図3にいろんな期間の水平変位ベクトルを示す.共通な特徴は,隣接する伯太-西伯間と黒坂-根雨間で変位の食い違いが存在することである.余震分布と観測点配置の関係から明らかなように,これらの観測点の間に震源断層が存在すると考えられる.本震は左横ずれ断層運動であったと推定されており,余効変動もこれと調和的な左横ずれ運動が継続したことがわかる.
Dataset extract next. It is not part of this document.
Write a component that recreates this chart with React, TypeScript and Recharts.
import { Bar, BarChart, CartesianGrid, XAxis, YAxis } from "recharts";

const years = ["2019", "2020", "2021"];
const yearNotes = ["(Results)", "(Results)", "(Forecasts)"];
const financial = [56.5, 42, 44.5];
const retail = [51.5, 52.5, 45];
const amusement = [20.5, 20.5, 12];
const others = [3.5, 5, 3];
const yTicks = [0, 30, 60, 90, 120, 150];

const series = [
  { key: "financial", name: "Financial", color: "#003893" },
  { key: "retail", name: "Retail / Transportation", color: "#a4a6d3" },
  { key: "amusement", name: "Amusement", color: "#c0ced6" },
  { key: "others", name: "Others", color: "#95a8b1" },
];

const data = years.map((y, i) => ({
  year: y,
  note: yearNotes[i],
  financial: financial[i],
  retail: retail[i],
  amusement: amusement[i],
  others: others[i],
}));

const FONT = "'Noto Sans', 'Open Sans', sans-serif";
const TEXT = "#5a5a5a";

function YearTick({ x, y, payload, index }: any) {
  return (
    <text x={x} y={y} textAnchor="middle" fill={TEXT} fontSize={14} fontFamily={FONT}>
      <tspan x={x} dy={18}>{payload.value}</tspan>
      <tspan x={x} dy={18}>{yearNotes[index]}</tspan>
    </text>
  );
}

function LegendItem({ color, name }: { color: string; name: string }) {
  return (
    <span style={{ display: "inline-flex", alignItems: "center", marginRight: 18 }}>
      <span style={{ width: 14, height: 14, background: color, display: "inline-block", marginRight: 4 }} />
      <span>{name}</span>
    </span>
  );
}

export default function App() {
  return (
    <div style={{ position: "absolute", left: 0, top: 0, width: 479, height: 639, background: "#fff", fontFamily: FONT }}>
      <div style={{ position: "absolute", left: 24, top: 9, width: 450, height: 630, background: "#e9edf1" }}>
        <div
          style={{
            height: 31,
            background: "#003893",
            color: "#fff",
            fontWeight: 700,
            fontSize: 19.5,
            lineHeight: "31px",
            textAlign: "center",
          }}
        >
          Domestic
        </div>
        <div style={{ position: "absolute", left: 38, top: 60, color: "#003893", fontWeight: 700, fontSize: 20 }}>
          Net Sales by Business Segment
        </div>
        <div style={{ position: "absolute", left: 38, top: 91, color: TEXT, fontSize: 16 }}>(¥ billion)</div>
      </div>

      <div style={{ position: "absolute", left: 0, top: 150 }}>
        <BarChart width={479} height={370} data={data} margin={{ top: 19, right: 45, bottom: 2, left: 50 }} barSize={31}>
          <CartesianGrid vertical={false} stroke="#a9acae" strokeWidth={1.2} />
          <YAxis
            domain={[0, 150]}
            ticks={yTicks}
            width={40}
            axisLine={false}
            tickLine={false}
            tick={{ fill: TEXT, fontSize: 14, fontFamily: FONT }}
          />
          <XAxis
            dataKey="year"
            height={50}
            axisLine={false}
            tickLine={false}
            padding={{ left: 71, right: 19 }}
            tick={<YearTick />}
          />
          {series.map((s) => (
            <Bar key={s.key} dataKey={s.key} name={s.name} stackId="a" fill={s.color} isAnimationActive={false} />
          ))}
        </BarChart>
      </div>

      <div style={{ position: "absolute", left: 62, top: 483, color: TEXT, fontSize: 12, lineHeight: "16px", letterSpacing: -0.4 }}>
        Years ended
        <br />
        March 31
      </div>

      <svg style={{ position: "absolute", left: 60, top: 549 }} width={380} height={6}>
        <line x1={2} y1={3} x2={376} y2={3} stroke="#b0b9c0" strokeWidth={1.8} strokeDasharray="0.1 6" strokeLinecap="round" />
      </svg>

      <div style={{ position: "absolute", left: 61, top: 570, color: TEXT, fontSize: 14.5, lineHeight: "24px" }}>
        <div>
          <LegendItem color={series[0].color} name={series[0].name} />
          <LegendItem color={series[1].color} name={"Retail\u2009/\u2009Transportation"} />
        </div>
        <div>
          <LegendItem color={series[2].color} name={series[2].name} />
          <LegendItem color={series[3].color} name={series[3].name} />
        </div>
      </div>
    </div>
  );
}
3.(A)(2)で述べた10月18日頃のステップ的な変化をベクトルで見ると,図3のようになり,伯太,井尻,赤屋がほぼ南,菅沢ダムが南東へそれぞれ変位したと考えられる.推定される震源断層からの距離は赤屋と菅沢ダムの方が伯太,井尻より遠いが,前者の方の変位が大きいことから,この変動の力源はやや深いものと考えられる.主たる余震分布に直交して赤屋に向かって延びる余震分布が認められ,ここで10月17日にM3.7の余震が発生している.余震の減衰の状況を見ると,この時期はそれまで順調に減衰していた余震活動がやや活発化した時期の後にあたる.この期間にはやはり10月17日に余震域の南端付近でM4.2の余震が1回発生している.その前後1週間以内にはM4より大きな余震はない.余震活動に関連した変動と考えられるが,余震の規模との定量的な関係を吟味する必要がある.
上下変位については,気象による影響と思われる変動が大きく,残念ながら1cm以下の議論はできない.気象の影響を除去する工夫が必要である.